We cannot say that a substantial part of the events or omissions giving rise to Intertran's breach of contract claim occurred in the Middle District of Pennsylvania. Therefore, we will transfer this action as discussed below.

C. Transfer

Guidelines for transfer or dismissal of a case based on improper venue are found in 28 U.S.C. §§ 1404 and 1406. If a case is filed in an improper venue, § 1406 allows us to dismiss the case or to transfer it to "any district . . . in which it could have been brought." See 28 U.S.C. § 1406(a).

Railquip contends that the Northern District of Georgia is the proper venue. (doc. 11, p. 2). We agree. As a substantial part of the acts or omissions underlying the breach of contract claim occurred in Atlanta, where Railquip is located, Intertran's action could have been filed in the Northern District of Georgia, which embraces Atlanta. See 28 U.S.C. § 1391(a)(2). Therefore, we will transfer this action to the Northern District of Georgia pursuant to 28 U.S.C. § 1406(a).

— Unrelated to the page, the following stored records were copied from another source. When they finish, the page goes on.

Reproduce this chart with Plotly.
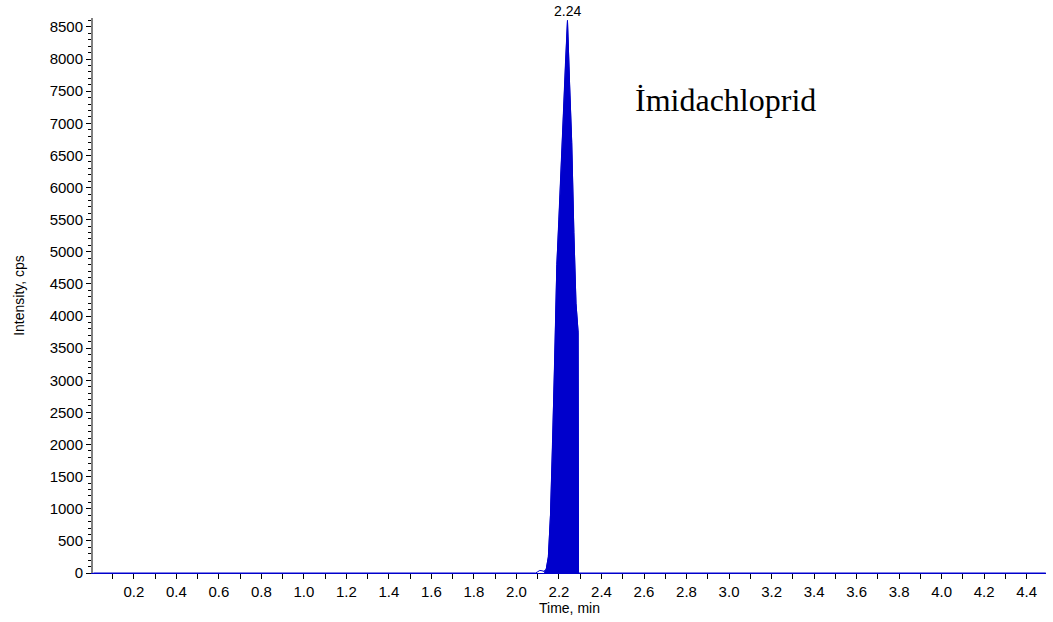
import plotly.graph_objects as go

# Extracted ion chromatogram: retention time (min) vs intensity (cps)
time_min = [0.01, 2.09, 2.10, 2.11, 2.12, 2.13, 2.14, 2.15, 2.16, 2.17, 2.18,
            2.19, 2.20, 2.21, 2.22, 2.23, 2.24, 2.25, 2.26, 2.27, 2.28, 2.29,
            2.292, 4.49]
intensity = [0, 0, 20, 40, 35, 25, 60, 250, 900, 2000, 3300,
             4800, 5500, 6300, 7100, 7900, 8600, 7600, 6700, 5300, 4200, 3750,
             0, 0]

# Integrated peak window
peak_start, peak_end = 2.13, 2.292
compound = "İmidachloprid"

peak_t = [t for t in time_min if peak_start <= t <= peak_end]
peak_i = [i for t, i in zip(time_min, intensity) if peak_start <= t <= peak_end]
apex_idx = max(range(len(intensity)), key=lambda k: intensity[k])
apex_t, apex_i = time_min[apex_idx], intensity[apex_idx]

BLUE = "#0000CC"
FONT = "Liberation Sans"

fig = go.Figure()
fig.add_trace(go.Scatter(x=time_min, y=intensity, mode="lines",
                         line=dict(color=BLUE, width=1), hoverinfo="skip",
                         cliponaxis=False))
fig.add_trace(go.Scatter(x=peak_t, y=peak_i, mode="lines", fill="tozeroy",
                         fillcolor=BLUE, line=dict(color=BLUE, width=1)))

fig.add_annotation(x=apex_t, y=apex_i, text=f"{apex_t:.2f}", showarrow=False,
                   yanchor="bottom", yshift=0,
                   font=dict(family=FONT, size=14, color="black"))
fig.add_annotation(x=0.664, y=0.852, xref="paper", yref="paper", text=compound,
                   showarrow=False, xanchor="center", yanchor="middle",
                   font=dict(family="Liberation Serif", size=32, color="black"))

fig.update_layout(
    width=1053, height=622,
    margin=dict(l=93, r=7, t=18, b=49),
    paper_bgcolor="white", plot_bgcolor="white",
    showlegend=False,
    font=dict(family=FONT, size=14, color="black"),
)
fig.update_xaxes(
    range=[0.008, 4.491], tick0=0, dtick=0.2, tickformat=".1f",
    ticks="outside", ticklen=5, tickcolor="black",
    tickfont=dict(size=15),
    minor=dict(dtick=0.1, ticks="outside", ticklen=5, tickcolor="black"),
    showline=True, linecolor=BLUE, linewidth=1,
    showgrid=False, zeroline=False,
    title=dict(text="Time, min", font=dict(size=14), standoff=0),
)
fig.update_yaxes(
    range=[0, 8640], tick0=0, dtick=500,
    ticks="outside", ticklen=5, tickcolor="black",
    tickfont=dict(size=15),
    minor=dict(dtick=100, ticks="outside", ticklen=3, tickcolor="black"),
    showline=True, linecolor="#808080", linewidth=2,
    showgrid=False, zeroline=False,
    title=dict(text="Intensity, cps", font=dict(size=14), standoff=22),
)

fig.write_html("out.html")
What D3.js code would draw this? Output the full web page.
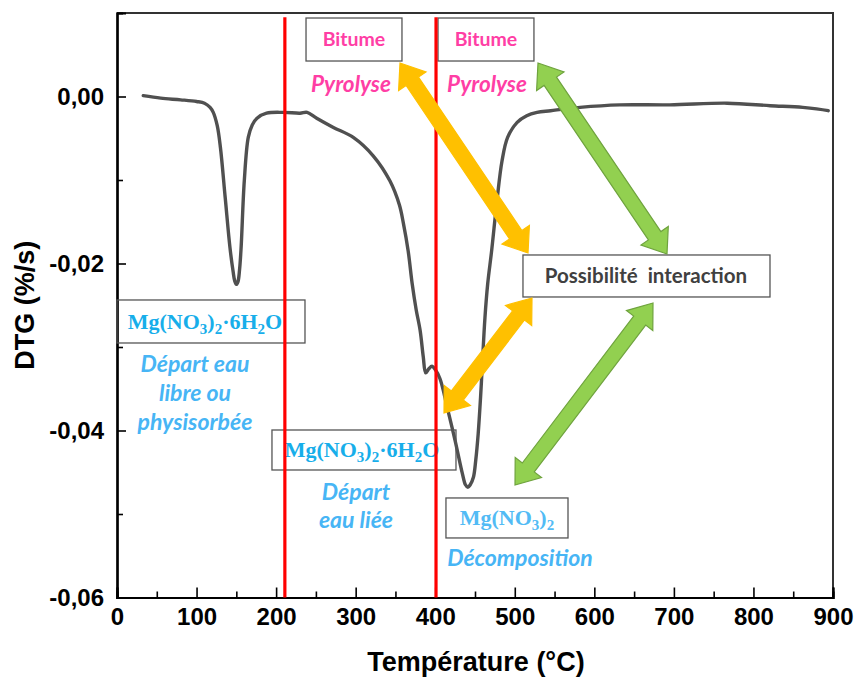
<!DOCTYPE html>
<html>
<head>
<meta charset="utf-8">
<script src="https://cdn.jsdelivr.net/npm/d3@7/dist/d3.min.js"></script>
<style>
  html, body { margin: 0; padding: 0; background: #fff; }
  svg { display: block; }
</style>
</head>
<body>
<svg id="chart" width="860" height="680"></svg>
<script>
// ---------------- DATA ----------------
const temperature = [33, 55, 80, 100, 110, 117, 121, 126, 130, 136, 142, 146, 148, 150, 152, 154, 156, 160, 165, 170, 176, 188, 209, 230, 239, 251, 272, 297, 322, 343, 355, 360, 366, 371, 376, 381, 385, 388, 392, 396, 400, 406, 415, 425, 434, 438, 441, 444, 448, 451, 454, 457, 459, 462.5, 466, 471, 477.6, 484, 491, 503, 515, 528, 545, 582, 632, 695, 767, 821, 862, 894];
const dtg = [0.0001, -0.0002, -0.0004, -0.0006, -0.0008, -0.0013, -0.0019, -0.0035, -0.0061, -0.0121, -0.0181, -0.0210, -0.0221, -0.0225, -0.0222, -0.0208, -0.0181, -0.0101, -0.0049, -0.0034, -0.0026, -0.0020, -0.0019, -0.0020, -0.0019, -0.0026, -0.0037, -0.0049, -0.0071, -0.0101, -0.0130, -0.0152, -0.0185, -0.0224, -0.0255, -0.0280, -0.0312, -0.0331, -0.0326, -0.0323, -0.0327, -0.0338, -0.0372, -0.0412, -0.0451, -0.0465, -0.0468, -0.0465, -0.0456, -0.0435, -0.0404, -0.0360, -0.0325, -0.0265, -0.0224, -0.0184, -0.0125, -0.0077, -0.0049, -0.0031, -0.0023, -0.0019, -0.0017, -0.0013, -0.0010, -0.0010, -0.0008, -0.0011, -0.0013, -0.0017];

const xTicks = [0, 100, 200, 300, 400, 500, 600, 700, 800, 900];
const xMinorTicks = [50, 150, 250, 350, 450, 550, 650, 750, 850];
const yTicks = [0, -0.02, -0.04, -0.06];
const yMinorTicks = [-0.01, -0.03, -0.05];
const xTitle = "Température (°C)";
const yTitle = "DTG (%/s)";

// vertical reference lines (°C)
const redLines = [211, 401];

// annotation boxes in data coordinates [T1, T2, v1, v2]
const boxes = [
  [237.6, 358.2, 0.0094, 0.00425],
  [403.5, 524.1, 0.0094, 0.00425],
  [510.3, 820.8, -0.01898, -0.02401],
  [0, 236.3, -0.02437, -0.02952],
  [194.8, 426.1, -0.03994, -0.04473],
  [413.5, 566.9, -0.04808, -0.05287]
];
// formula labels: [T, v, parts]
const formulas = [
  [110.6, -0.0270, [["Mg(NO",0],["3",1],[")",0],["2",1],["·6H",0],["2",1],["O",0]], "#17AEEA"],
  [308.0, -0.04234, [["Mg(NO",0],["3",1],[")",0],["2",1],["·6H",0],["2",1],["O",0]], "#17AEEA"],
  [490.2, -0.05048, [["Mg(NO",0],["3",1],[")",0],["2",1]], "#52BBF5"]
];
// plain labels: [T, v, text, style]
const labels = [
  [297.9, 0.00689, "Bitume", "pinkBold"],
  [463.8, 0.00689, "Bitume", "pinkBold"],
  [294.1, 0.00150, "Pyrolyse", "pinkItalic"],
  [465.1, 0.00150, "Pyrolyse", "pinkItalic"],
  [664.9, -0.0215, "Possibilité  interaction", "grayBold"],
  [98, -0.0320, "Départ eau", "blueItalic"],
  [98, -0.0355, "libre ou", "blueItalic"],
  [98, -0.0390, "physisorbée", "blueItalic"],
  [300.4, -0.04737, "Départ", "blueItalic"],
  [300.4, -0.05072, "eau liée", "blueItalic"],
  [506.5, -0.05527, "Décomposition", "blueItalic"]
];
// double-headed arrows: [T1, v1, T2, v2, colour]
const arrows = [
  [355.7, 0.00401, 516.6, -0.01874, "yellow"],
  [529.2, 0.00401, 691.3, -0.01886, "green"],
  [521.6, -0.02413, 411.0, -0.0379, "yellow"],
  [673.7, -0.02473, 500.3, -0.04653, "green"]
];

// ---------------- CHART ----------------
const W = 860, H = 680;
const margin = {top: 13, right: 27, bottom: 82.5, left: 117};
const svg = d3.select("#chart");

const x = d3.scaleLinear().domain([0, 900]).range([margin.left, W - margin.right]);
const y = d3.scaleLinear().domain([-0.06, 0.01]).range([H - margin.bottom, margin.top]);

const tickFont = "'Liberation Sans', Arial, sans-serif";
const calibri = "Lato, 'Open Sans', sans-serif";
const serif = "'Liberation Serif', 'Times New Roman', serif";

// frame (top & right)
svg.append("path")
  .attr("d", `M${x(0)},${y(0.01)}H${x(900)}V${y(-0.06)}`)
  .attr("fill", "none").attr("stroke", "#333").attr("stroke-width", 2);

// axes
const xAxis = svg.append("g").attr("transform", `translate(0,${y(-0.06)})`)
  .call(d3.axisBottom(x).tickValues(xTicks).tickSize(-10).tickPadding(10).tickFormat(d3.format("d")));
const xMinor = svg.append("g").attr("transform", `translate(0,${y(-0.06)})`)
  .call(d3.axisBottom(x).tickValues(xMinorTicks).tickSize(-6).tickFormat(""));
const yAxis = svg.append("g").attr("transform", `translate(${x(0)},0)`)
  .call(d3.axisLeft(y).tickValues(yTicks).tickSize(-9).tickPadding(13)
    .tickFormat(d => (Math.abs(d) < 1e-9 ? 0 : d).toFixed(2).replace(".", ",")));
const yMinor = svg.append("g").attr("transform", `translate(${x(0)},0)`)
  .call(d3.axisLeft(y).tickValues(yMinorTicks).tickSize(-6).tickFormat(""));

[xAxis, xMinor, yAxis, yMinor].forEach(g => {
  g.select(".domain").attr("stroke", "#000").attr("stroke-width", 2.2);
  g.selectAll(".tick line").attr("stroke", "#000").attr("stroke-width", 1.6);
  g.selectAll(".tick text").attr("fill", "#000")
    .style("font-family", tickFont).style("font-weight", "bold").style("font-size", "24px");
});

// axis titles
svg.append("text")
  .attr("x", (x(0) + x(900)) / 2 + 1).attr("y", 671)
  .attr("text-anchor", "middle")
  .style("font-family", tickFont).style("font-weight", "bold").style("font-size", "27px")
  .text(xTitle);
svg.append("text")
  .attr("transform", `translate(34,${(y(0.01) + y(-0.06)) / 2}) rotate(-90)`)
  .attr("text-anchor", "middle")
  .style("font-family", tickFont).style("font-weight", "bold").style("font-size", "27px")
  .text(yTitle);

// curve
const data = temperature.map((t, i) => ({t, v: dtg[i]}));
svg.append("path")
  .datum(data)
  .attr("fill", "none")
  .attr("stroke", "#505050")
  .attr("stroke-width", 3.4)
  .attr("stroke-linejoin", "round")
  .attr("stroke-linecap", "round")
  .attr("d", d3.line().x(d => x(d.t)).y(d => y(d.v)).curve(d3.curveCatmullRom.alpha(0.5)));

// boxes
svg.append("g").selectAll("rect").data(boxes).join("rect")
  .attr("x", d => x(d[0])).attr("y", d => y(d[2]))
  .attr("width", d => x(d[1]) - x(d[0])).attr("height", d => y(d[3]) - y(d[2]))
  .attr("fill", "none").attr("stroke", "#555").attr("stroke-width", 1.3);

// labels
const styles = {
  pinkBold:   {fill: "#FF3EA5", weight: "bold", style: "normal", size: 19.5, family: calibri},
  pinkItalic: {fill: "#FF3EA5", weight: "bold", style: "italic", size: 22.5, family: calibri},
  grayBold:   {fill: "#404040", weight: "bold", style: "normal", size: 20.5, family: calibri},
  blueItalic: {fill: "#47B5F5", weight: "bold", style: "italic", size: 23, family: calibri}
};
svg.append("g").selectAll("text").data(labels).join("text")
  .attr("x", d => x(d[0])).attr("y", d => y(d[1]))
  .attr("dy", "0.35em")
  .attr("text-anchor", "middle")
  .style("white-space", "pre")
  .attr("xml:space", "preserve")
  .each(function(d) {
    const s = styles[d[3]];
    d3.select(this).attr("fill", s.fill)
      .style("font-family", s.family).style("font-weight", s.weight)
      .style("font-style", s.style).style("font-size", s.size + "px");
  })
  .text(d => d[2]);

// formulas
formulas.forEach(f => {
  const t = svg.append("text")
    .attr("x", x(f[0])).attr("y", y(f[1])).attr("dy", "0.33em")
    .attr("text-anchor", "middle").attr("fill", f[3])
    .style("font-family", serif).style("font-weight", "bold").style("font-size", "22px");
  let prevSub = 0;
  f[2].forEach(p => {
    const sp = t.append("tspan").text(p[0]);
    if (p[1]) sp.style("font-size", "15px");
    const shift = (p[1] ? 5 : 0) - (prevSub ? 5 : 0);
    if (shift) sp.attr("dy", shift);
    prevSub = p[1];
  });
});

// red vertical lines
svg.append("g").selectAll("line").data(redLines).join("line")
  .attr("x1", d => x(d)).attr("x2", d => x(d))
  .attr("y1", y(0.0095)).attr("y2", y(-0.06))
  .attr("stroke", "#FF0000").attr("stroke-width", 3.2);

// arrows
const arrowColors = {
  yellow: {fill: "#FFC000", stroke: "#FFC000"},
  green:  {fill: "#92D050", stroke: "#6FA33E"}
};
function arrowPath(ax, ay, bx, by, sw, hw, hl) {
  const dx = bx - ax, dy = by - ay, L = Math.hypot(dx, dy);
  const ux = dx / L, uy = dy / L, nx = -uy, ny = ux;
  const P = (px, py, a, b) => [px + ux * a + nx * b, py + uy * a + ny * b];
  const pts = [
    [ax, ay],
    P(ax, ay, hl, hw), P(ax, ay, hl, sw),
    P(bx, by, -hl, sw), P(bx, by, -hl, hw),
    [bx, by],
    P(bx, by, -hl, -hw), P(bx, by, -hl, -sw),
    P(ax, ay, hl, -sw), P(ax, ay, hl, -hw)
  ];
  return "M" + pts.map(p => p[0].toFixed(1) + "," + p[1].toFixed(1)).join("L") + "Z";
}
svg.append("g").selectAll("path").data(arrows).join("path")
  .attr("d", d => arrowPath(x(d[0]), y(d[1]), x(d[2]), y(d[3]), 7.5, 16.5, 22))
  .attr("fill", d => arrowColors[d[4]].fill)
  .attr("stroke", d => arrowColors[d[4]].stroke)
  .attr("stroke-width", 1.2)
  .attr("stroke-linejoin", "miter");
</script>
</body>
</html>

AND NOW, this 22nd day of August, 2008, upon consideration of Defendant Railquip, Inc.'s Motion to Dismiss (doc. 10), filed May 19, 2008, and pursuant to the accompanying Memorandum, it is ordered that:

1. Defendant's motion to dismiss for improper venue is granted;
2. The Clerk of Court is directed to transfer this case to the United States District Court for the Northern District of Georgia;
3. The Clerk of Court shall close this file.